◆ Brief:
Retype only the lines from the top of the records to the line with "sep=0pt] (toriK) at", including that line but none of the pictures.

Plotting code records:
★ ★ ★ ★ ★
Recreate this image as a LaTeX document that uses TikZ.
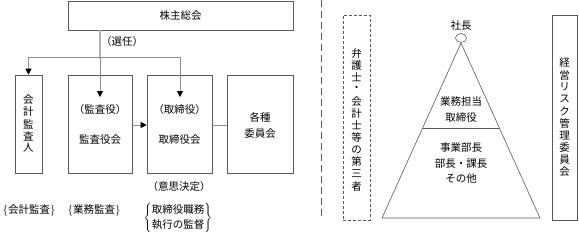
\documentclass[tikz,border=0pt]{standalone}
\usepackage{fontspec}
\setmainfont{Noto Sans CJK JP}
\usetikzlibrary{arrows.meta,shapes.geometric}
\begin{document}
\begin{tikzpicture}[x=1pt,y=-1pt,
  box/.style={draw=black!65, line width=0.6pt, rectangle, inner sep=0pt},
  dbox/.style={draw=black!65, line width=0.6pt, rectangle, inner sep=0pt, dash pattern=on 3pt off 2pt},
  txt/.style={font={\fontsize{10.5}{16}\selectfont}, inner sep=0pt, align=center},
  vch/.style={font={\fontsize{10.5}{12}\selectfont}, inner sep=0pt},
  conn/.style={draw=black!45, line width=0.8pt},
  thick conn/.style={draw=black!30, line width=2pt},
  arr/.style={-{Triangle[length=6pt,width=6pt,color=black]}},
]
\useasboundingbox (0,0) rectangle (579,231);

% ---- left part: boxes
\node[box, minimum width=225pt, minimum height=29pt] (kabu) at (180.5,15.5) {};
\node[txt] (kabuT) at (180.5,15.5) {株主総会};
\node[box, minimum width=27pt, minimum height=98pt] (kaikei) at (28.5,124) {};
\node[box, minimum width=64pt, minimum height=98pt] (kansa) at (100,124) {};
\node[box, minimum width=65pt, minimum height=98pt] (tori) at (179.5,124) {};
\node[box, minimum width=66pt, minimum height=98pt] (kaku) at (260,124) {};

\foreach \c [count=\i] in {会,計,監,査,人}
  \node[vch] (kk\i) at (28.5,{100+12*(\i-1)}) {\c};
\node[txt] (kansaT1) at (100,110) {（監査役）};
\node[txt] (kansaT2) at (100,140) {監査役会};
\node[txt] (toriT1) at (179.5,110) {（取締役）};
\node[txt] (toriT2) at (179.5,140) {取締役会};
\node[txt] (kakuT) at (260,125) {各種\\委員会};

\node[txt] (sennin) at (122,42) {（選任）};
\node[txt] (ishi) at (179,187) {（意思決定）};
\node[txt] (kaikeiK) at (29,210) {$\{$会計監査$\}$};
\node[txt] (gyomuK) at (94,210) {$\{$業務監査$\}$};
\node[inner sep=0pt] (toriK) at (178,218) {$\left\{\mbox{\fontsize{10.5}{16}\selectfont\begin{tabular}{@{}c@{}}取締役職務\\[-1pt]執行の監督\end{tabular}}\right\}$};

% ---- left part: connectors
\coordinate (hL) at (28.5,57);
\coordinate (hR) at (180,57);
\coordinate (kansaIn) at (100,97);
\coordinate (toriIn) at (180,97);
\draw[thick conn] (kabu.south -| kansaIn) -- (kansaIn |- hL);
\draw[conn] (hL) -- (hR);
\draw[conn, arr] (kansaIn |- hL) -- (kansaIn);
\draw[conn, arr] (hL) -- (kaikei.north);
\draw[conn, arr] (hR) -- (toriIn);
\draw[conn, arr] (kansa.east |- 0,125) -- (tori.west |- 0,125);
\draw[conn] (tori.east |- 0,125) -- (kaku.west |- 0,125);

% ---- divider
\coordinate (dTop) at (321,0);
\coordinate (dBot) at (321,220);
\draw[draw=black!65, line width=0.6pt, dash pattern=on 7pt off 4pt] (dTop) -- (dBot);

% ---- right part
\node[dbox, minimum width=27pt, minimum height=205pt] (bengo) at (356.5,117.5) {};
\foreach \c [count=\i] in {弁,護,士,・,会,計,士,等,の,第,三,者}
  \node[vch] (bg\i) at (356.5,{53+12.1*(\i-1)}) {\c};
\node[box, minimum width=25pt, minimum height=205pt] (keiei) at (564.5,117.5) {};
\foreach \c [count=\i] in {経,営,リ,ス,ク,管,理,委,員,会}
  \node[vch] (kr\i) at (564.5,{63+12.1*(\i-1)}) {\c};

\coordinate (apex) at (461,43);
\coordinate (bl) at (382,218);
\coordinate (br) at (540,218);
\coordinate (ml) at (422.6,128);
\coordinate (mr) at (499.4,128);
\draw[draw=black!65, line width=0.6pt] (apex) -- (bl) -- (br) -- cycle;
\draw[draw=black!65, line width=0.6pt] (ml) -- (mr);
\node[draw=black!65, line width=0.6pt, ellipse, minimum width=11pt, minimum height=9pt, inner sep=0pt, fill=white] (pres) at (461,38) {};
\node[txt] (presT) at (461,26) {社長};
\node[txt] (gyomu) at (461,110) {業務担当\\取締役};
\node[txt, font={\fontsize{10.5}{15.5}\selectfont}] (jigyo) at (461,163) {事業部長\\部長・課長\\その他};
\end{tikzpicture}
\end{document}
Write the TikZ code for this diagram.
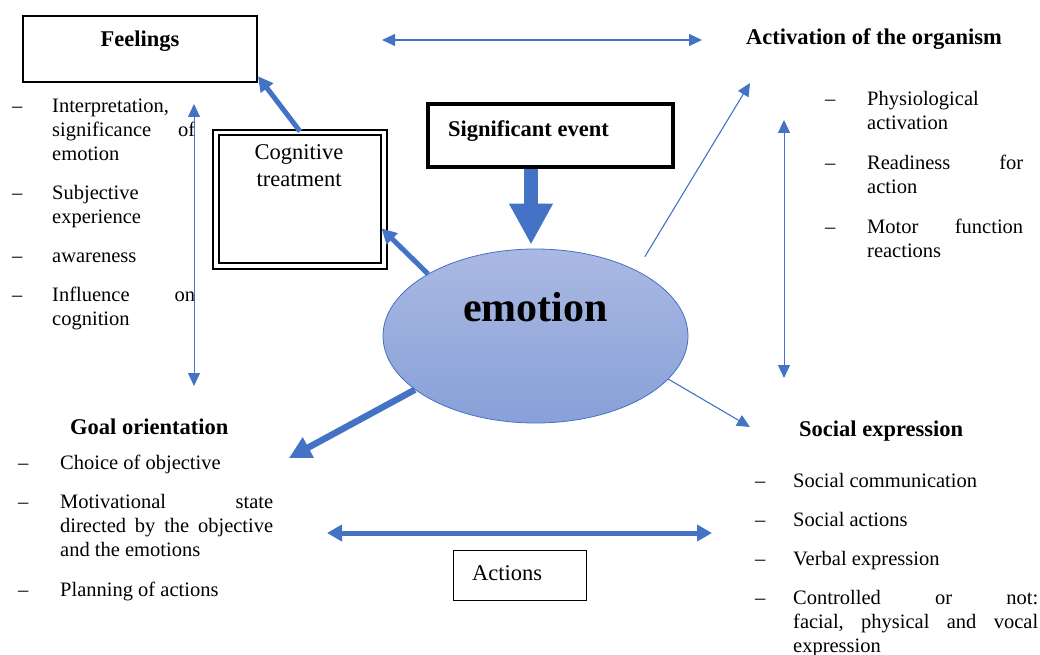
\documentclass[tikz,border=0pt]{standalone}
\usepackage{fontspec}
\setmainfont{Liberation Serif}
\usepackage{tikz}
\usetikzlibrary{arrows.meta,shapes,positioning}
\definecolor{emblue}{RGB}{68,114,196}
\definecolor{emtop}{RGB}{170,185,226}
\definecolor{embottom}{RGB}{136,160,216}
\tikzstyle{thinarrow} = [line width=1.1pt, color=emblue, -{Triangle[length=13pt,width=12pt]}]
\tikzstyle{thinboth} = [line width=1.2pt, color=emblue, {Triangle[length=13pt,width=12pt]}-{Triangle[length=13pt,width=12pt]}]
\tikzstyle{thickarrow} = [line width=5pt, color=emblue, -{Triangle[length=15pt,width=15pt]}]
\tikzstyle{thickboth} = [line width=5pt, color=emblue, {Triangle[length=15pt,width=16pt]}-{Triangle[length=15pt,width=16pt]}]
\tikzstyle{widearrow} = [line width=6.5pt, color=emblue, -{Triangle[length=22pt,width=22pt]}]
\tikzstyle{bigarrow} = [line width=14pt, color=emblue, -{Triangle[length=41pt,width=41pt]}]
\tikzstyle{plainbox} = [rectangle, draw=black, inner sep=0pt]
\tikzstyle{txt} = [inner sep=0pt, anchor=base west]
\newcommand{\listfont}{\fontsize{20.5}{24}\selectfont}
\newcommand{\headfont}{\fontsize{22.5}{27}\selectfont\bfseries}
\newcommand{\dashitem}[2]{\hangindent=#1\hangafter=1\noindent\makebox[#1][l]{–}#2\par}

\begin{document}
\begin{tikzpicture}[x=1pt,y=-1pt]
\useasboundingbox (0,0) rectangle (1040,655);

% Boxes
\node[plainbox, line width=2pt, minimum width=234pt, minimum height=66pt] (feel) at (140,49) {};
\node[plainbox, line width=4.5pt, minimum width=245pt, minimum height=63pt] (event) at (550.5,135.5) {};
\node[plainbox, line width=2.2pt, double, double distance=3.2pt, minimum width=168pt, minimum height=133.5pt] (cogn) at (300,199.25) {};
\node[plainbox, line width=1pt, minimum width=133pt, minimum height=50pt] (actbox) at (520,575.5) {};
\node[ellipse, draw=emblue, line width=0.8pt, top color=emtop, bottom color=embottom, minimum width=305pt, minimum height=174pt, inner sep=0pt] (emotion) at (535.5,336) {};

% Titles
\node[txt, anchor=base] (feeltxt) at (140,47) {\headfont Feelings};
\node[txt] (eventtxt) at (448,137) {\headfont Significant event};
\node[txt, anchor=base] (cogntxt) at (299,160) {\parbox[t]{160pt}{\centering\fontsize{22.5}{27}\selectfont Cognitive\\treatment}};
\node[txt] (actionstxt) at (472,580) {\fontsize{22.5}{27}\selectfont Actions};
\node[txt] (emotxt) at (463,321) {\fontsize{42}{48}\selectfont\bfseries emotion};
\node[txt] (activtxt) at (746,45) {\headfont Activation of the organism};
\node[txt] (goaltxt) at (70,434) {\headfont Goal orientation};
\node[txt] (soctxt) at (799,436) {\headfont Social expression};

% Lists
\node[txt] (feellist) at (12,113) {\parbox[t]{183pt}{\listfont\setlength{\parskip}{15pt}%
\dashitem{40pt}{Interpretation,\newline significance\hfill of\newline emotion}%
\dashitem{40pt}{Subjective\newline experience}%
\dashitem{40pt}{awareness}%
\dashitem{40pt}{Influence\hfill on\newline cognition}}};
\node[txt] (activlist) at (825,106) {\parbox[t]{198pt}{\listfont\setlength{\parskip}{16pt}%
\dashitem{42pt}{Physiological\newline activation}%
\dashitem{42pt}{Readiness\hfill for\newline action}%
\dashitem{42pt}{Motor\hfill function\newline reactions}}};
\node[txt] (goallist) at (18,469) {\parbox[t]{255pt}{\listfont\setlength{\parskip}{15.5pt}%
\dashitem{42pt}{Choice of objective}%
\dashitem{42pt}{Motivational\hfill state\newline directed\hfill by\hfill the\hfill objective\newline and the emotions}%
\dashitem{42pt}{Planning of actions}}};
\node[txt] (soclist) at (755,487) {\parbox[t]{283pt}{\listfont\setlength{\parskip}{15pt}%
\dashitem{38pt}{Social communication}%
\dashitem{38pt}{Social actions}%
\dashitem{38pt}{Verbal expression}%
\dashitem{38pt}{Controlled\hfill or\hfill not:\newline facial,\hfill physical\hfill and\hfill vocal\newline expression}}};

% Free arrow ends
\coordinate (topl) at (382,40);
\coordinate (topr) at (702,40);
\coordinate (activpt) at (750,83);
\coordinate (lefttop) at (194,104);
\coordinate (leftbot) at (194,386);
\coordinate (righttop) at (784,120);
\coordinate (rightbot) at (784,378);
\coordinate (socpt) at (750,427);
\coordinate (goalpt) at (289,458);
\coordinate (actl) at (327,533);
\coordinate (actr) at (712,533);

% Arrows
\draw[bigarrow] ([xshift=-19.5pt]event.south) -- ([xshift=-4.5pt,yshift=4pt]emotion.north);
\draw[thickarrow] (cogn.north) -- (feel.-13);
\draw[thickarrow, shorten >=-5pt] (emotion.150) -- (cogn.-21);
\draw[widearrow] (emotion.204) -- (goalpt);
\draw[thinarrow, shorten <=16pt] (emotion.33) -- (activpt);
\draw[thinarrow] (emotion.-18) -- (socpt);
\draw[thinboth] (topl) -- (topr);
\draw[thinboth, line width=1pt] (lefttop) -- (leftbot);
\draw[thinboth, line width=1pt] (righttop) -- (rightbot);
\draw[thickboth] (actl) -- (actr);
\end{tikzpicture}
\end{document}
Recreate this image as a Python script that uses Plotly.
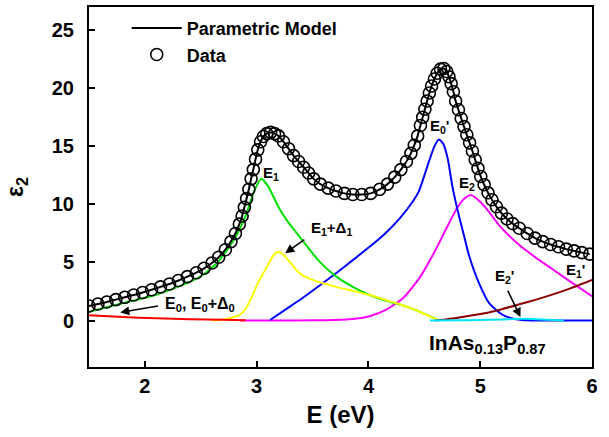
★ ★ ★ ★ ★
◆ Task solution:
Recreate this image as a LaTeX document that uses TikZ.
\documentclass[tikz,border=0pt]{standalone}
\usepackage{fontspec}
\setmainfont{Noto Sans CJK JP}
\usetikzlibrary{arrows.meta,shapes.geometric}
\begin{document}
\begin{tikzpicture}[x=1pt,y=-1pt,
  box/.style={draw=black!65, line width=0.6pt, rectangle, inner sep=0pt},
  dbox/.style={draw=black!65, line width=0.6pt, rectangle, inner sep=0pt, dash pattern=on 3pt off 2pt},
  txt/.style={font={\fontsize{10.5}{16}\selectfont}, inner sep=0pt, align=center},
  vch/.style={font={\fontsize{10.5}{12}\selectfont}, inner sep=0pt},
  conn/.style={draw=black!45, line width=0.8pt},
  thick conn/.style={draw=black!30, line width=2pt},
  arr/.style={-{Triangle[length=6pt,width=6pt,color=black]}},
]
\useasboundingbox (0,0) rectangle (579,231);

% ---- left part: boxes
\node[box, minimum width=225pt, minimum height=29pt] (kabu) at (180.5,15.5) {};
\node[txt] (kabuT) at (180.5,15.5) {株主総会};
\node[box, minimum width=27pt, minimum height=98pt] (kaikei) at (28.5,124) {};
\node[box, minimum width=64pt, minimum height=98pt] (kansa) at (100,124) {};
\node[box, minimum width=65pt, minimum height=98pt] (tori) at (179.5,124) {};
\node[box, minimum width=66pt, minimum height=98pt] (kaku) at (260,124) {};

\foreach \c [count=\i] in {会,計,監,査,人}
  \node[vch] (kk\i) at (28.5,{100+12*(\i-1)}) {\c};
\node[txt] (kansaT1) at (100,110) {（監査役）};
\node[txt] (kansaT2) at (100,140) {監査役会};
\node[txt] (toriT1) at (179.5,110) {（取締役）};
\node[txt] (toriT2) at (179.5,140) {取締役会};
\node[txt] (kakuT) at (260,125) {各種\\委員会};

\node[txt] (sennin) at (122,42) {（選任）};
\node[txt] (ishi) at (179,187) {（意思決定）};
\node[txt] (kaikeiK) at (29,210) {$\{$会計監査$\}$};
\node[txt] (gyomuK) at (94,210) {$\{$業務監査$\}$};
\node[inner sep=0pt] (toriK) at (178,218) {$\left\{\mbox{\fontsize{10.5}{16}\selectfont\begin{tabular}{@{}c@{}}取締役職務\\[-1pt]執行の監督\end{tabular}}\right\}$};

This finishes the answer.